A história da árvore que dá tudo para um menino que não retribui com nada é a mais famosa dos três livros cinquentões e talvez seja a mais conhecida de Silverstein, que reconhecidamente não gostava de finais felizes. Tamanho sucesso não ocorre sem dores de cabeça e o escritor-desenhista procurou evitar as dele como pôde, desaparecendo da vida pública nas duas últimas décadas de vida.
A Árvore Generosa já foi interpretada, detonada e admirada por vários tipos de leitores. Houve quem criticasse o livro por ser uma defesa do individualismo, ambientalistas o acusaram de pactuar com a destruição da natureza e mães se defenderam da alegoria que é mais comumente associada à história: a do amor incondicional.

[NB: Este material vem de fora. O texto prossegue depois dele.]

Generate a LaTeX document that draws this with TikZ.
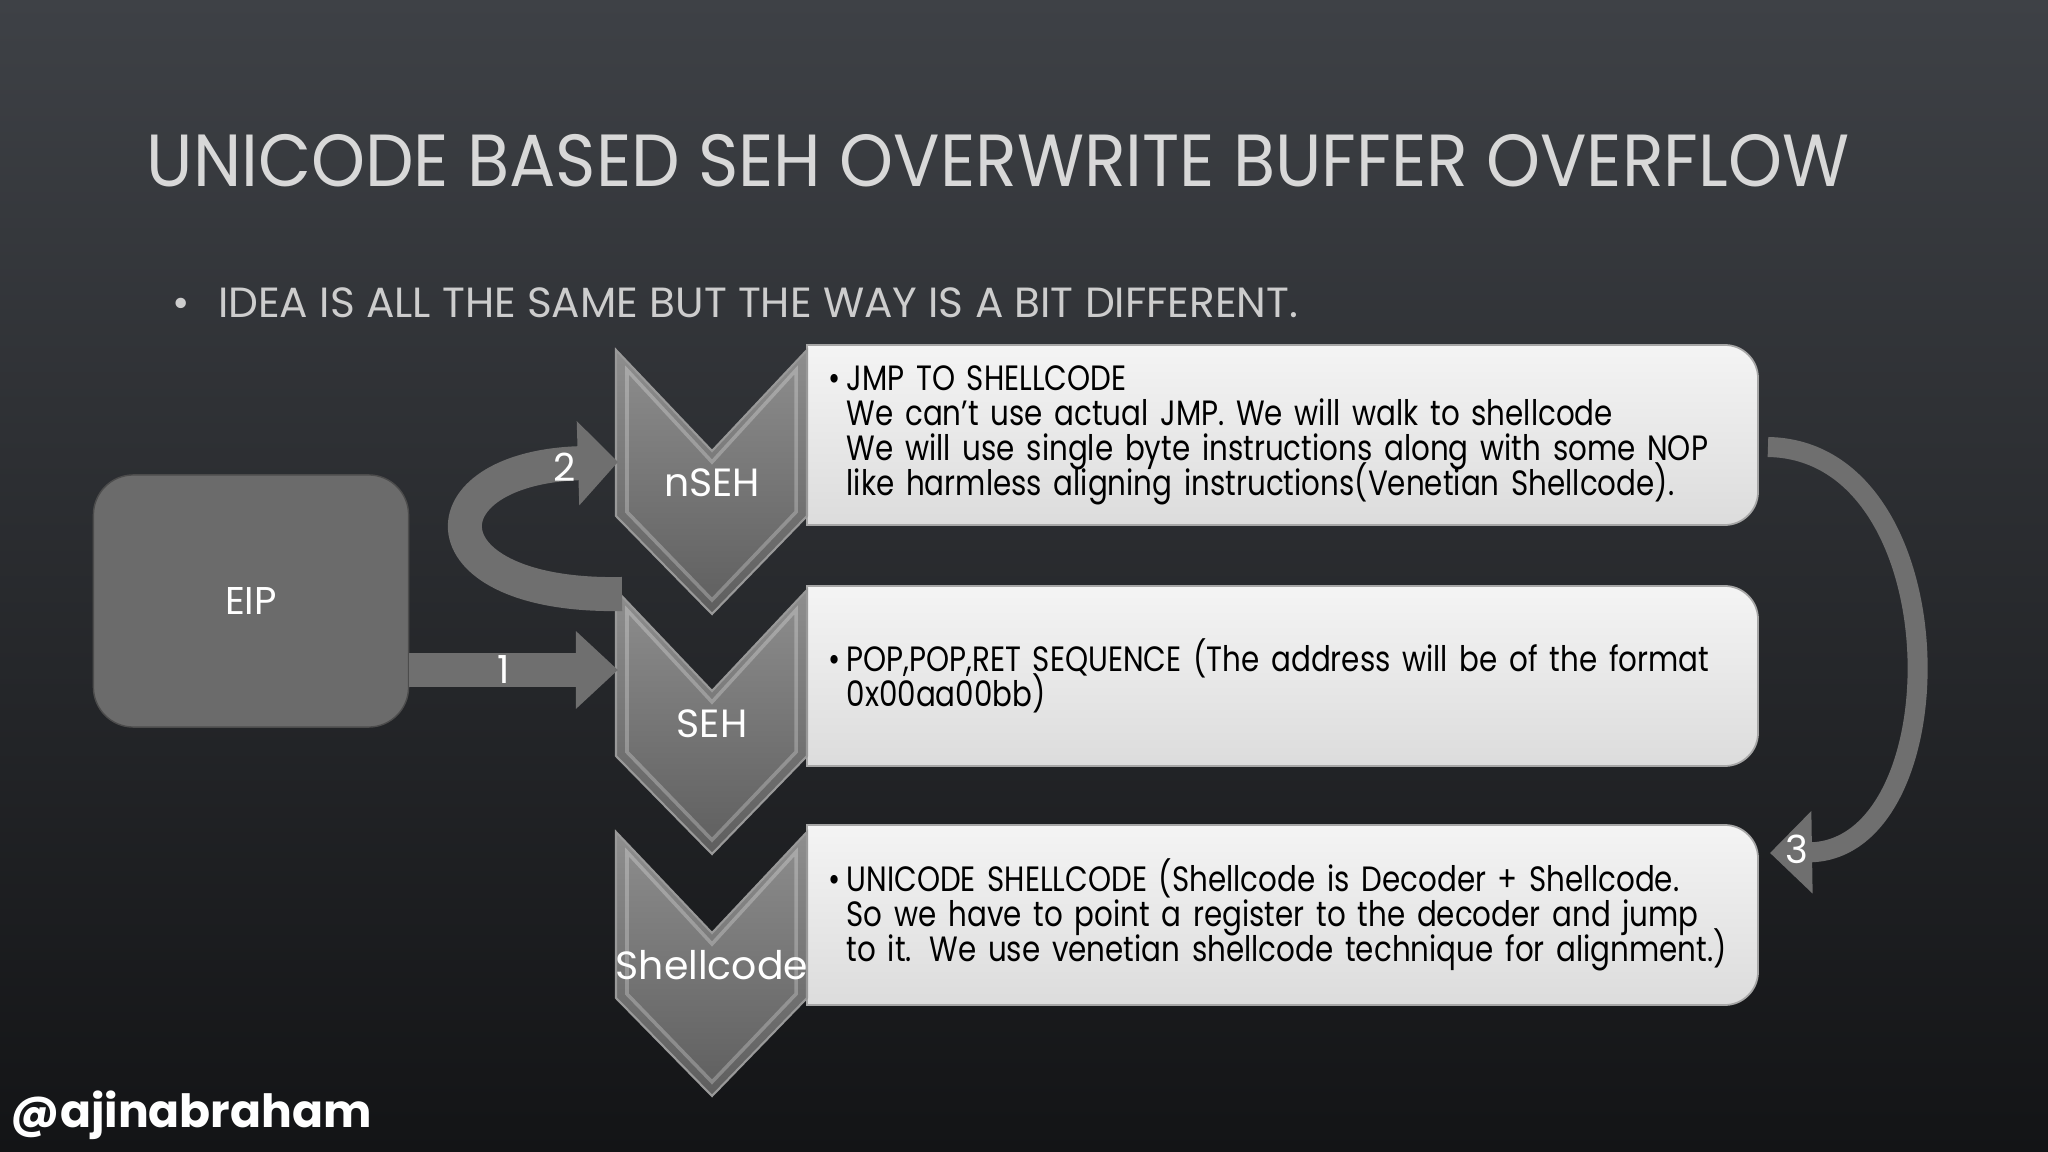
\documentclass[tikz,border=0pt]{standalone}
\usepackage{fontspec}
\setmainfont{Poppins}
\newfontfamily\narrowfont[FakeStretch=0.835]{Poppins}
\newfontfamily\titlefont[FakeStretch=0.93]{Poppins}
\newcommand\cardfont{\narrowfont\fontsize{10}{9.96}\selectfont\lineskiplimit=-20pt\relax}
\usetikzlibrary{arrows.meta, positioning}

\definecolor{bgtop}{HTML}{3E4146}
\definecolor{bgmid}{HTML}{27292D}
\definecolor{bgbottom}{HTML}{131416}
\definecolor{titlegray}{HTML}{D8D8D8}
\definecolor{bodygray}{HTML}{6B6B6B}
\definecolor{arrowgray}{HTML}{6F6F6F}
\definecolor{chevtop}{HTML}{8E8E8E}
\definecolor{chevbottom}{HTML}{5E5E5E}
\definecolor{cardtop}{HTML}{F4F4F4}
\definecolor{cardbottom}{HTML}{DCDCDC}

\begin{document}
\begin{tikzpicture}[
    x=0.01cm, y=-0.01cm,
    chev/.style = {
        top color=chevtop, bottom color=chevbottom,
        draw=gray!80, line width=0.6pt
    },
    bevel/.style = {
        draw=white, draw opacity=0.25, line width=1pt
    },
    chevlabel/.style = {
        text=white,
        font=\fontsize{11.2}{13}\selectfont
    },
    card/.style = {
        top color=cardtop, bottom color=cardbottom,
        draw=gray!70, line width=0.5pt
    },
    cardtext/.style = {
        anchor=west,
        minimum height=1.8cm,
        text width=9.5cm,
        inner xsep=0.21cm,
        align=left,
        font=\cardfont
    },
    eipbox/.style = {
        rectangle,
        rounded corners=0.4cm,
        fill=bodygray, draw=gray!60!black,
        minimum width=3.15cm,
        minimum height=2.52cm,
        text=white,
        font=\fontsize{11}{13}\selectfont
    },
    bigarrow/.style = {
        draw=arrowgray, line width=0.33cm,
        -{Triangle[length=0.42cm, width=0.75cm]}
    },
    numlabel/.style = {
        text=white,
        font=\fontsize{11}{13}\selectfont
    }
]

\useasboundingbox (0,0) rectangle (2048,1152);
\fill[top color=bgtop, middle color=bgmid, bottom color=bgbottom] (0,0) rectangle (2048,1152);

% Heading
\node[anchor=base west, inner sep=0, text=titlegray, font=\titlefont\fontsize{21}{25}\selectfont]
    (title) at (146,187) {UNICODE BASED SEH OVERWRITE BUFFER OVERFLOW};
\node[anchor=base west, inner sep=0, text=titlegray!95!black, font=\fontsize{12}{15}\selectfont]
    (idea) at (172,318) {\textbullet\hspace{0.28cm}IDEA IS ALL THE SAME BUT THE WAY IS A BIT DIFFERENT.};

% Cards behind the text
\foreach \cy in {345,586,825}
    \path[card] (807,\cy) -- (1725,\cy) .. controls (1743,\cy) and (1758,\cy+15) .. (1758,\cy+33)
        -- (1758,\cy+147) .. controls (1758,\cy+165) and (1743,\cy+180) .. (1725,\cy+180)
        -- (807,\cy+180) -- cycle;

% Chevrons
\foreach \cy in {350,590,832} {
    \path[chev] (616,\cy) -- (712,\cy+101) -- (807,\cy) -- (807,\cy+166)
        -- (712,\cy+264) -- (616,\cy+166) -- cycle;
    \path[bevel] (627,\cy+20) -- (712,\cy+112) -- (796,\cy+20) -- (796,\cy+162)
        -- (712,\cy+250) -- (627,\cy+162) -- cycle;
}

\node[chevlabel] (nseh)  at (712,483) {nSEH};
\node[chevlabel] (seh)   at (712,724) {SEH};
\node[chevlabel] (shell) at (712,965) {Shellcode};

% Card texts
\node[cardtext] (jmpcard) at (807,435) {\textbullet\,JMP TO SHELLCODE\\
    \phantom{\textbullet\,}We can’t use actual JMP. We will walk to shellcode\\
    \phantom{\textbullet\,}We will use single byte instructions along with some NOP\\
    \phantom{\textbullet\,}like harmless aligning instructions(Venetian Shellcode).};
\node[cardtext] (popcard) at (807,676) {\textbullet\,POP,POP,RET SEQUENCE (The address will be of the format\\
    \phantom{\textbullet\,}0x00aa00bb)};
\node[cardtext] (unicard) at (807,915) {\textbullet\,UNICODE SHELLCODE (Shellcode is Decoder + Shellcode.\\
    \phantom{\textbullet\,}So we have to point a register to the decoder and jump\\
    \phantom{\textbullet\,}to it. We use venetian shellcode technique for alignment.)};

\node[eipbox] (eip) at (251,601) {EIP};

% Arrows
\coordinate (sehin)   at (618,670);
\coordinate (nsehin)  at (618,462);
\coordinate (loopout) at (622,594);

\draw[bigarrow] (eip.east |- sehin) -- node[numlabel, pos=0.45] {1} (sehin);
\draw[bigarrow, line width=0.34cm, -{Triangle[length=0.4cm, width=0.82cm]}]
    (loopout) .. controls (420,598) and (420,468) .. node[numlabel, pos=0.9] {2} (nsehin);
\draw[bigarrow, line width=0.2cm, -{Triangle[length=0.42cm, width=0.8cm]}]
    ([shift={(-0.33cm,-0.12cm)}]jmpcard.east) .. controls (1960,450) and (1960,850)
    .. node[numlabel, pos=0.95] {3} ([shift={(-0.31cm,0.62cm)}]unicard.east);

\node[anchor=base west, inner sep=0, text=white, font=\bfseries\fontsize{13}{16}\selectfont]
    (handle) at (10,1127) {@ajinabraham};

\end{tikzpicture}
\end{document}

A árvore seria a mãe (ou o pai) que dá tudo para os filhos, que não retribuem nunca e você, mãe ou pai, fica feliz. Essa é uma frase recorrente na história: "E a árvore ficou feliz". O garoto come as maçãs (para aplacar a fome), junta as folhas (para brincar), leva os galhos (para construir uma casa), corta o tronco (para um barco) e, por fim, senta no toco que restou (para descansar). "E a árvore ficou feliz."
Ruth Margalit usa informações sobre a vida de Silverstein para relativizar algumas dessas leituras. Sabe-se, por exemplo, que ele era contra o individualismo cego e pode ter criado a história como uma forma de crítica. Ou talvez tenha mostrado que, enquanto alguns são felizes dando o que têm, outros se satisfazem recebendo tudo que podem. Embora o narrador nunca diga que "o menino ficou feliz".
A leitura do próprio autor é das melhores: "É sobre um menino e uma árvore. E tem um fim bem triste".
Brincadeira
Uma Girafa e Tanto gerou menos discussões e soa mais como uma brincadeira, sobre um menino que tem uma girafa. Ela vai encontrando objetos e outros bichos pelo caminho e carregando tudo consigo de "uma serpente que tem bolo no dente" até "um dragão num carrinho de mão".
E tudo
Mais ambicioso, Quem Quer Este Rinoceronte? segue uma estrutura parecida: um menino tem o bicho do título e lista as coisas boas e ruins a respeito dele.
Por causa do chifre, ele é útil para "coçar as costas" e "abrir latas de soda". Por ser grandão, "é muito confortável quando você senta no colo dele, mas nada confortável quando ele se senta no seu".
A vida é o que você fizer dela, o livro parece dizer. Com rinoceronte e tudo.